Stop checking the price every hour. It’ll drive you crazy and you can’t change it anyway. Instead, look at the trends. Is it hitting a "ceiling" or a "floor"? Economists talk about support and resistance levels. If the dollar hits 4,500 and then bounces back down three times in a month, that 4,500 is a psychological wall.

Strategic buying tips

  1. DCA for travel: If you have a trip in six months, don't buy all your dollars today. Buy 50 or 100 every two weeks. This "Dollar Cost Averaging" smooths out the spikes. You’ll end up with a decent average price.
  2. Use Fintechs: Apps like Littio, Zulu, or even some features in neobanks allow you to hold "digital dollars" (stablecoins or USD-pegged accounts). It's often cheaper than physical cash.
  3. Check the "Efectivo" vs "TRM" spread: If you see the TRM rising but the street price staying low, it might be a window to buy physical cash before the exchange houses catch up.
  4. Watch the Oil: Check the price of Brent Crude. If oil is crashing, expect the peso to weaken within 24 to 48 hours. It’s almost a rule.

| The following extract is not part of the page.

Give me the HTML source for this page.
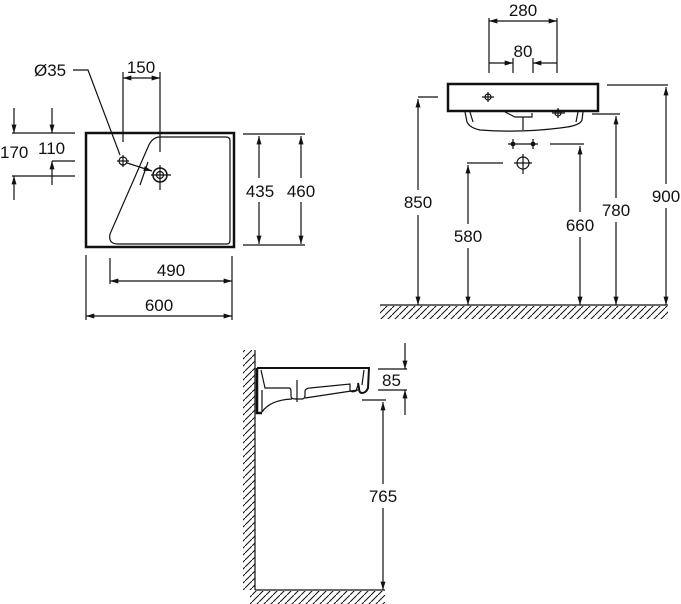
<!DOCTYPE html>
<html><head><style>
html,body{margin:0;padding:0;background:#fff;width:681px;height:604px;overflow:hidden}
svg text{font-family:"Liberation Sans",Arial,sans-serif;font-size:17px;fill:#111}
</style></head><body>
<svg width="681" height="604" viewBox="0 0 681 604" xmlns="http://www.w3.org/2000/svg">
<defs>
<marker id="a" viewBox="0 0 10 6" refX="10" refY="3" markerWidth="9" markerHeight="5" orient="auto-start-reverse" markerUnits="userSpaceOnUse"><path d="M0,0 L10,3 L0,6 Z" fill="#111"/></marker>
<pattern id="h" width="7" height="7" patternUnits="userSpaceOnUse"><path d="M0,7 L7,0" stroke="#111" stroke-width="1"/></pattern>
</defs>
<g stroke="#111" stroke-width="1.2" fill="none">
<rect x="86" y="133" width="148" height="114" stroke-width="2.5"/>
<path d="M160,137 Q152,137 148,147 L110,234 Q108,244 118,244 L227,244 Q230,244 230,240 L230,141 Q230,137 226,137 Z"/>
<line x1="123" y1="72" x2="123" y2="142"/>
<line x1="160" y1="72" x2="160" y2="152"/>
<line x1="123" y1="78" x2="160" y2="78" marker-start="url(#a)" marker-end="url(#a)"/>
<path d="M73,70 L88,70 L120,155"/>
<circle cx="123" cy="161" r="4"/><line x1="117" y1="161" x2="129" y2="161"/><line x1="123" y1="155" x2="123" y2="167"/>
<circle cx="160" cy="175" r="7" stroke-width="1.5"/><circle cx="160" cy="175" r="3.5"/>
<line x1="151" y1="175" x2="171" y2="175"/><line x1="160" y1="165" x2="160" y2="190"/>
<line x1="127" y1="163" x2="152" y2="171" marker-end="url(#a)"/>
<line x1="148" y1="162" x2="140" y2="185"/>
<line x1="12" y1="133" x2="75" y2="133"/><line x1="52" y1="161" x2="75" y2="161"/><line x1="12" y1="176" x2="75" y2="176"/>
<line x1="14" y1="108" x2="14" y2="133" marker-end="url(#a)"/>
<line x1="14" y1="200" x2="14" y2="176" marker-end="url(#a)"/>
<line x1="52" y1="108" x2="52" y2="133" marker-end="url(#a)"/>
<line x1="52" y1="185" x2="52" y2="161" marker-end="url(#a)"/>
<line x1="243" y1="245" x2="305" y2="245"/><line x1="243" y1="134" x2="305" y2="134"/>
<line x1="259" y1="178" x2="259" y2="136" marker-end="url(#a)"/><line x1="259" y1="202" x2="259" y2="244" marker-end="url(#a)"/>
<line x1="301" y1="178" x2="301" y2="136" marker-end="url(#a)"/><line x1="301" y1="202" x2="301" y2="244" marker-end="url(#a)"/>
<line x1="86" y1="255" x2="86" y2="320"/><line x1="110" y1="258" x2="110" y2="284"/><line x1="232" y1="256" x2="232" y2="320"/>
<line x1="110" y1="281" x2="232" y2="281" marker-start="url(#a)" marker-end="url(#a)"/>
<line x1="86" y1="316" x2="232" y2="316" marker-start="url(#a)" marker-end="url(#a)"/>

<rect x="448" y="84" width="150" height="27" stroke-width="2.5"/>
<path d="M465,112 L467,122 Q470,128 480,130 Q520,133 560,128 Q580,126 582,120 L583,112"/>
<path d="M470,112 L473,122 M578,112 L576,122 M505,112 L515,117 L532,117 L532,113 M523,117 L523,130"/>
<line x1="482" y1="97" x2="494" y2="97"/><line x1="488" y1="92" x2="488" y2="102"/><circle cx="488" cy="97" r="3"/>
<line x1="552" y1="113" x2="565" y2="113"/><line x1="558" y1="108" x2="558" y2="118"/><circle cx="558" cy="113" r="3"/>
<line x1="489" y1="18" x2="489" y2="73"/><line x1="557" y1="18" x2="557" y2="73"/>
<line x1="489" y1="21" x2="557" y2="21" marker-start="url(#a)" marker-end="url(#a)"/>
<line x1="513" y1="58" x2="513" y2="73"/><line x1="533" y1="58" x2="533" y2="73"/>
<line x1="489" y1="63" x2="513" y2="63" marker-end="url(#a)"/><line x1="557" y1="63" x2="533" y2="63" marker-end="url(#a)"/>
<line x1="508" y1="144" x2="538" y2="144"/><circle cx="513" cy="144" r="1.8" fill="#111"/><circle cx="533" cy="144" r="1.8" fill="#111"/>
<line x1="513" y1="139" x2="513" y2="149"/><line x1="533" y1="139" x2="533" y2="149"/>
<circle cx="523" cy="163" r="6"/><line x1="514" y1="163" x2="532" y2="163"/><line x1="523" y1="154" x2="523" y2="174"/>
<line x1="418" y1="97" x2="438" y2="97"/>
<line x1="418" y1="190" x2="418" y2="99" marker-end="url(#a)"/><line x1="418" y1="215" x2="418" y2="305" marker-end="url(#a)"/>
<line x1="467" y1="163" x2="503" y2="163"/>
<line x1="468" y1="224" x2="468" y2="165" marker-end="url(#a)"/><line x1="468" y1="248" x2="468" y2="305" marker-end="url(#a)"/>
<line x1="550" y1="144" x2="584" y2="144"/>
<line x1="580" y1="212" x2="580" y2="146" marker-end="url(#a)"/><line x1="580" y1="237" x2="580" y2="305" marker-end="url(#a)"/>
<line x1="592" y1="114" x2="620" y2="114"/>
<line x1="616" y1="198" x2="616" y2="116" marker-end="url(#a)"/><line x1="616" y1="222" x2="616" y2="305" marker-end="url(#a)"/>
<line x1="607" y1="85" x2="668" y2="85"/>
<line x1="666" y1="184" x2="666" y2="87" marker-end="url(#a)"/><line x1="666" y1="208" x2="666" y2="305" marker-end="url(#a)"/>
<line x1="380" y1="305" x2="668" y2="305"/>
<rect x="380" y="306" width="288" height="13" fill="url(#h)" stroke="none"/>

<line x1="255" y1="350" x2="255" y2="590"/>
<rect x="243" y="350" width="12" height="240" fill="url(#h)" stroke="none"/>
<line x1="255" y1="590" x2="385" y2="590"/>
<rect x="250" y="591" width="135" height="13" fill="url(#h)" stroke="none"/>
<path d="M257,368 L369,368 L368,388 Q366,393 362,393 Q359,393 359,388 L358,383" stroke-width="2"/>
<path d="M257,368 L257,413 L262,413" stroke-width="2.5"/>
<path d="M261,370 L265,388 L289,388 Q291,388 291,392 L291,396 Q291,399 295,399 L302,399 Q305,399 305,395 L305,391 Q306,388 310,388 L350,384 L350,390 Q352,393 356,391 L358,385 M364,370 L362,385"/>
<path d="M262,390 L262,412 M262,412 Q270,400 292,399 M305,398 L358,390"/>
<line x1="297" y1="380" x2="297" y2="402"/>
<line x1="378" y1="369" x2="407" y2="369"/><line x1="378" y1="390" x2="407" y2="390"/>
<line x1="405" y1="343" x2="405" y2="369" marker-end="url(#a)"/><line x1="405" y1="415" x2="405" y2="390" marker-end="url(#a)"/>
<line x1="362" y1="400" x2="386" y2="400"/>
<line x1="383" y1="484" x2="383" y2="402" marker-end="url(#a)"/><line x1="383" y1="508" x2="383" y2="590" marker-end="url(#a)"/>
</g>
<text x="34" y="76">Ø35</text>
<text x="141" y="73" text-anchor="middle">150</text>
<text x="0" y="158">170</text>
<text x="38" y="154">110</text>
<text x="260" y="197" text-anchor="middle">435</text>
<text x="301" y="197" text-anchor="middle">460</text>
<text x="171" y="276" text-anchor="middle">490</text>
<text x="159" y="311" text-anchor="middle">600</text>
<text x="523" y="16" text-anchor="middle">280</text>
<text x="523" y="57" text-anchor="middle">80</text>
<text x="418" y="208" text-anchor="middle">850</text>
<text x="468" y="242" text-anchor="middle">580</text>
<text x="580" y="231" text-anchor="middle">660</text>
<text x="616" y="216" text-anchor="middle">780</text>
<text x="666" y="202" text-anchor="middle">900</text>
<text x="382" y="386">85</text>
<text x="383" y="502" text-anchor="middle">765</text>
</svg>
</body></html>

The bottom line for your wallet

The valor del dolar a hoy en colombia is never going back to the 2,000 COP days. Those days are gone, buried, and forgotten. We are in a new era of "expensive" dollars. The goal isn't to wait for a miracle; it's to manage the risk you have right now.

If you're a business owner, look into "coberturas cambiarias" (hedging). It's a way to lock in a price for the future so you can actually sleep at night without worrying that a tweet from a politician or a move by the Fed will bankrupt your inventory.

Actionable Next Steps

To protect your finances from the constant fluctuation of the dollar, you should start by auditing your "invisible" dollar expenses. Look at your credit card statements for recurring digital subscriptions and see if there are local alternatives billed in pesos. If you are planning a large purchase, such as electronics or a vehicle, monitor the TRM for a three-day downward trend; historically, these "dips" are the most efficient windows for one-off transactions. For those looking to save, consider diversifying at least 10% of your liquid savings into dollar-pegged digital assets or global index funds to create a natural hedge against peso devaluation.